Effect of microstructure on the thermal conductivity of thermal barrier coating deposited by chelate-flame spraying

Abstract

To reveal the structure-property relationships of the microstructure and the thermal conductivities of the coatings, Er2O3 coatings were directly deposited on an aluminum alloy substrate without bond coating by chelate flame spraying (CFS). The thermal insulation capability, thermal conductivity, microstructure, porosity, and splats of each coating were studied as a function of thickness. The coating with a thickness of 300 μm exhibited a high ΔT value that was 43.1% higher than that of the 100 μm-thick coating deposited with the same spray conditions.
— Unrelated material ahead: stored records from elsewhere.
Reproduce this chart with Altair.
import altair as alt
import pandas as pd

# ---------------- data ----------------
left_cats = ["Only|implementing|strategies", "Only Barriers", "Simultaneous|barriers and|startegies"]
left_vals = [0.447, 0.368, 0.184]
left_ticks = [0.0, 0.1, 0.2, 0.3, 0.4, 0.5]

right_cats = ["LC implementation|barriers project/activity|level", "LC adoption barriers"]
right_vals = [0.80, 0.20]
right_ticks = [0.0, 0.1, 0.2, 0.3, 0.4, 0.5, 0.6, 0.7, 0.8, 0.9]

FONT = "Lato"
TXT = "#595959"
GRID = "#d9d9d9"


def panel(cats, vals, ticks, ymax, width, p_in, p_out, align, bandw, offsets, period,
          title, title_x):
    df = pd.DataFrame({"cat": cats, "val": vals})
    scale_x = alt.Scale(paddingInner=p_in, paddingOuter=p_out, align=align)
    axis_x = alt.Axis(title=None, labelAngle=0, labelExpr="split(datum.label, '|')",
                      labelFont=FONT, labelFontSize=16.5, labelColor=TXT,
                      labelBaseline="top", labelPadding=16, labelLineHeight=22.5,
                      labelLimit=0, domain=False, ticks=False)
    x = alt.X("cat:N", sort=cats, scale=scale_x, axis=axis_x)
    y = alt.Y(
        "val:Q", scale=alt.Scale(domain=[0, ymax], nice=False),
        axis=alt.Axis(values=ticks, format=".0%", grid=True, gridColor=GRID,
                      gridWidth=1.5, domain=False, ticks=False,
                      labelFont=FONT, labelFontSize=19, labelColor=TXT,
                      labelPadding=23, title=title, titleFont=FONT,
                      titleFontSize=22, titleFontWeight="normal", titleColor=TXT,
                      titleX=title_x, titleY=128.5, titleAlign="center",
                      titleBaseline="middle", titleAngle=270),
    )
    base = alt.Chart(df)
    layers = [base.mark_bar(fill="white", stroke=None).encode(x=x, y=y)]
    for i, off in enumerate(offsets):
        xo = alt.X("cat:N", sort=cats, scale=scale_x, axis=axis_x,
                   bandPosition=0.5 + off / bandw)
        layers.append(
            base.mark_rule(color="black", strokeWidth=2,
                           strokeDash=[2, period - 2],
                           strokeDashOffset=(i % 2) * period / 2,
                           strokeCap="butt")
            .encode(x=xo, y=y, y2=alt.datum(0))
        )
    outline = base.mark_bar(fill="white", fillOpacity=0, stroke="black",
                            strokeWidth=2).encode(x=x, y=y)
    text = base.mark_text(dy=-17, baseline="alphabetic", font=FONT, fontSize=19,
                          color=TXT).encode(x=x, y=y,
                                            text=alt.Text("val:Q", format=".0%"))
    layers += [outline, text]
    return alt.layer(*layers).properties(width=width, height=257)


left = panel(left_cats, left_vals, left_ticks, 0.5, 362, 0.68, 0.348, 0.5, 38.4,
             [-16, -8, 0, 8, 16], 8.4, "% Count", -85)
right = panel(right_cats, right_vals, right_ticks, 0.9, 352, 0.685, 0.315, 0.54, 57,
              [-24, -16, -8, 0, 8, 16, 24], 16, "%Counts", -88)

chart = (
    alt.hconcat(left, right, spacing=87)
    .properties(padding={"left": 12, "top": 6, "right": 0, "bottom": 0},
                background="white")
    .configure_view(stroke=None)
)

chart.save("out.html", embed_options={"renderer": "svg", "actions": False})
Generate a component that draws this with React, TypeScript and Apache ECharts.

The 100 μm-thick coating exhibited low thermal conductivity, which decreased from 4.56 Wm−1K−1 to 2.57 Wm −1K−1 in the semistable phase (500 °C and 600 °C); this was mainly due to its special microstructure, which contained more mesh splats and higher porosity (28.3%) than the 300 μm-thick coating. Moreover, the effects of the microstructure on the thermal insulation capacities of the CFS coatings were determined. The results showed that as-deposited thick coatings offered higher heat conduction in the studied temperature range (from room temperature to 600 °C) than thin coatings. To conclude, this study also provides a new test method to determine thermal conductivity and thermal insulation capacity.